Well, not exactly. This is the remnants of an advertising poster scraped off the side of the metro station - an "affiche". To warn people that work is underway, they add "age" to get "affichage" - the word for the process of putting up an "affiche" - stick it on a plastic arm, and block the area around the poster. The entire process seems to be:
1) Arrive via metro with bucket of glue, broom, & new poster.
2) Put up the "Attention Affichage" signs
3) Tear down the old poster
4) Go off and have a coffee, a beer, or a nap
5) Come back sometime before Bastille Day and put up the new poster (like wallpaper).
6) Take down the "Attention Affichage" signs and head to the next station.
One interesting thing about the poster itself: all posters for food (including Coke) must include one of several different warnings:
1) "Eat least 5 fruits and vegetables every day"
2) "Exercise should be incorported into every day's activities."
3) "Reduce the amount of fat, salt, and sugar you eat every day."
That's it for food warnings; the cigarette warnings are more blunt: "Fumer tue" - Smoking kills.
FETE DU CINEMA - Juin 24, 25, 26 was "Fete du Cinema" - you pay full price for the first movie, then "only" 2 euros for any other movie you see during those three days. (The only Coke Zero I bought cost 3.20 euros).
I totally wimped out - I only saw one french film. I rationalized that I was not going to have the time to see any movies once I get home.
I saw "Pirates des Caraibes" (some pretty art direction, but in general, pretty vacuous), "Oceans 13" (Loved it!), "Boulevard de la Mort" (Tarantino's "Death Proof" - LOVED IT!), plus the British film "London to Brighton" (12 year-old runaway skips town with a hooker when her first trick goes very, very wrong) and the french film "Chasons d'Amour" (sweet film about the stages of love told with the actors singing french songs throughout).
The Odeon area of St. Germain was terrific for movies; something like 8 different theaters with 4 (ish) screens each. In each, there is a problem with managing crowds; there isn't enough room to wait before the theater is ready, so you queue up outside. And it's difficult to prevent people from leaving one screening room for the restroom and going to the next session of another film; one theater solved that by having toilettes in each individual screening room. The door by which we entered was blocked by an employee and you exit by a different door directly into the street.
The movies had an advertised starting time, with the note that the movie actually started 20 minutes later. You were supposed to go on time, and then watch 20 minutes of previews and advertisements.

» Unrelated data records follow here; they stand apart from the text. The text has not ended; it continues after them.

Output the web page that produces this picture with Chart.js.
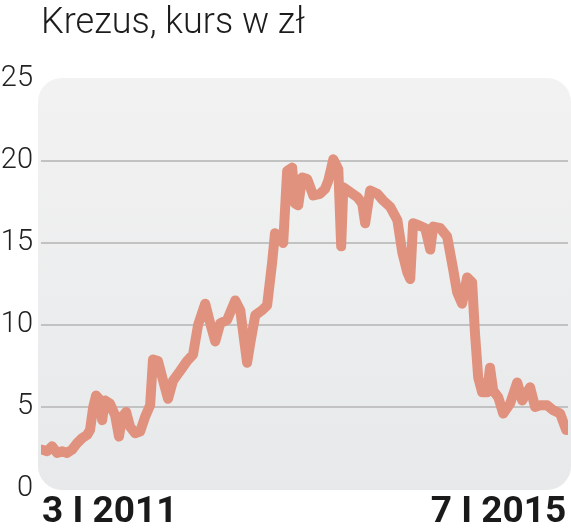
<!DOCTYPE html>
<html>
<head>
<meta charset="utf-8">
<script src="https://cdn.jsdelivr.net/npm/chart.js@4"></script>
<style>
  body { margin: 0; background: #fff; }
  canvas { display: block; }
</style>
</head>
<body>
<canvas id="krezusChart" width="571" height="532"></canvas>
<script>
// Krezus share price in zł, days counted from 3 I 2011
const days = [0, 14, 28, 42, 56, 70, 84, 98, 112, 126, 134, 143, 151, 159, 168, 176, 190, 204, 215, 224,
  235, 246, 260, 274, 288, 302, 310, 324, 336, 352, 366, 386, 405, 422, 436, 456, 470, 484, 498, 517,
  540, 554, 573, 582, 596, 615, 629, 643, 651, 665, 674, 685, 699, 707, 716, 727, 741, 758, 777, 791,
  800, 814, 828, 836, 842, 861, 881, 895, 903, 917, 937, 953, 973, 993, 1007, 1021, 1029, 1037, 1051, 1071,
  1085, 1093, 1113, 1132, 1149, 1160, 1174, 1188, 1202, 1210, 1219, 1230, 1244, 1252, 1261, 1275, 1289, 1308, 1328, 1342,
  1364, 1378, 1392, 1412, 1429, 1448, 1465];
const prices = [2.4, 2.3, 2.6, 2.2, 2.3, 2.2, 2.4, 2.8, 3.1, 3.3, 3.6, 5.0, 5.7, 5.5, 4.2, 5.4, 5.2, 4.5, 3.2, 4.4,
  4.7, 3.8, 3.4, 3.5, 4.4, 5.1, 7.9, 7.8, 6.8, 5.5, 6.6, 7.2, 7.8, 8.2, 10.0, 11.3, 10.1, 9.0, 10.1, 10.3,
  11.5, 10.9, 7.7, 8.9, 10.6, 10.9, 11.2, 13.8, 15.6, 15.3, 15.0, 19.4, 19.6, 17.4, 17.3, 19.0, 18.9, 17.9, 18.0, 18.3,
  18.8, 20.1, 19.5, 14.8, 18.4, 18.1, 17.8, 17.4, 16.2, 18.2, 18.0, 17.6, 17.2, 16.4, 14.4, 13.2, 12.8, 16.2, 16.1, 15.9,
  14.6, 16.0, 15.9, 15.4, 13.4, 12.0, 11.3, 12.9, 12.6, 9.5, 6.8, 5.9, 5.9, 7.4, 6.0, 5.6, 4.6, 5.2, 6.5, 5.4,
  6.2, 5.0, 5.1, 5.1, 4.8, 4.6, 3.6];

const xTickDays = [0, 1465];
const xLabels = ['3 I 2011', '7 I 2015'];
const title = 'Krezus, kurs w zł';

// rounded grey panel behind the plot + title text
const panelPlugin = {
  id: 'panel',
  beforeDraw(chart) {
    const { ctx, chartArea: a } = chart;
    const g = ctx.createLinearGradient(0, a.top, 0, a.bottom);
    g.addColorStop(0, '#f2f2f2');
    g.addColorStop(1, '#e7e9ea');
    ctx.save();
    ctx.fillStyle = g;
    ctx.beginPath();
    ctx.roundRect(a.left - 3, a.top - 1, a.right - a.left + 6, a.bottom - a.top + 2, 24);
    ctx.fill();
    ctx.restore();
  },
  afterDraw(chart) {
    const ctx = chart.ctx;
    ctx.save();
    ctx.font = '300 36px Roboto';
    ctx.fillStyle = '#1c1c1c';
    ctx.textBaseline = 'alphabetic';
    ctx.fillText(title, 41, 33);
    ctx.restore();
  }
};

const ctx = document.getElementById('krezusChart').getContext('2d');
new Chart(ctx, {
  type: 'line',
  data: {
    datasets: [{
      data: days.map((d, i) => ({ x: d, y: prices[i] })),
      borderColor: '#e0927e',
      borderWidth: 10,
      borderCapStyle: 'round',
      borderJoinStyle: 'round',
      pointRadius: 0,
      tension: 0,
      fill: false
    }]
  },
  plugins: [panelPlugin],
  options: {
    responsive: false,
    animation: false,
    layout: { padding: { top: 79, right: 3, left: 0, bottom: 0 } },
    plugins: {
      legend: { display: false },
      tooltip: { enabled: false }
    },
    scales: {
      x: {
        type: 'linear',
        min: -3,
        max: 1470,
        afterBuildTicks: axis => { axis.ticks = xTickDays.map(v => ({ value: v })); },
        afterFit: axis => { axis.height = 43; },
        ticks: {
          callback: v => xLabels[xTickDays.indexOf(v)],
          align: 'inner',
          autoSkip: false,
          maxRotation: 0,
          padding: -6,
          color: '#1a1a1a',
          font: { family: 'Roboto', size: 37, weight: 'bold' }
        },
        grid: { display: false },
        border: { display: false }
      },
      y: {
        min: 0,
        max: 25,
        afterFit: axis => { axis.width = 41; },
        ticks: {
          stepSize: 5,
          padding: 8,
          color: '#222',
          font: { family: 'Roboto', size: 29, weight: 300 }
        },
        grid: {
          drawTicks: false,
          lineWidth: 2,
          color: c => (c.tick.value === 0 || c.tick.value === 25) ? 'rgba(0,0,0,0)' : '#c2c2c2'
        },
        border: { display: false }
      }
    }
  }
});
</script>
</body>
</html>
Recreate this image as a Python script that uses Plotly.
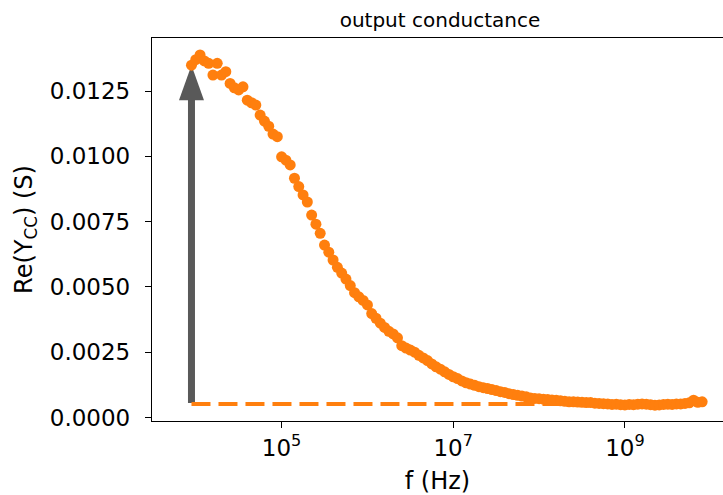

The big theaters had snack guy roaming the aisles with a tray of goodies for sale.
One ad was for the theater "Comedie Francaise - chaque soir depuis 1680". Performances every evening since 1680. Wow.
I saw the American and British films in version originale - original sound with subtitles. Some of the french translations were amusingly...efficient. In "London to Brighton", the bad guy shut someone up by saying something like "shut your fat, slobbering gob you twat". The subtitle was "Arrete"...stop.
LEARNING FRENCH - I've had a hard time with my french - I get about 75% of everything, which is usually enough with movies, but not with text messages. I met the friend of a friend who gave me his mobile number so we could meet for coffee to practice french.
I sent him a text on Sunday and his response was basically "I woke up this morning with a guy in my bed, so that's what I'll be doing today. Happy Sunday." I responded with a salution that I thought began with "Ah, the Parisian life", but apparently I used the wrong number of e's and said something like "Ah, the life of a little girl in Paris". He responded that he was not a "bitch" and to try french with someone else.
Ah, the Parisian life.
OVERHEARD - A group of youngish Americans walking down the street with a bottle of wine. "What year is that shit?"
SEEN - Knowing that L would take exception to my saying so, I told him about seeing a group of 4 14 year-olds in a park, handing around a bottle of wine. "So? Did something about that offend you?" he asks, thinking that I'm objecting to underage drinking. "YES! It was bad wine..."
SOMETHING IN COMMON - The french word "dechirer" - to tear up - can also be used to describe the state of intoxication. I went to a house-cooling** party last Saturday where they served only champagne ... I got a little bit "dechirer".
**The term for house-warming is "pendaison de crémaillère", literally "to hang the cooking pot hook in the fireplace". House-cooling is the opposite - "dependaison de crémaillère."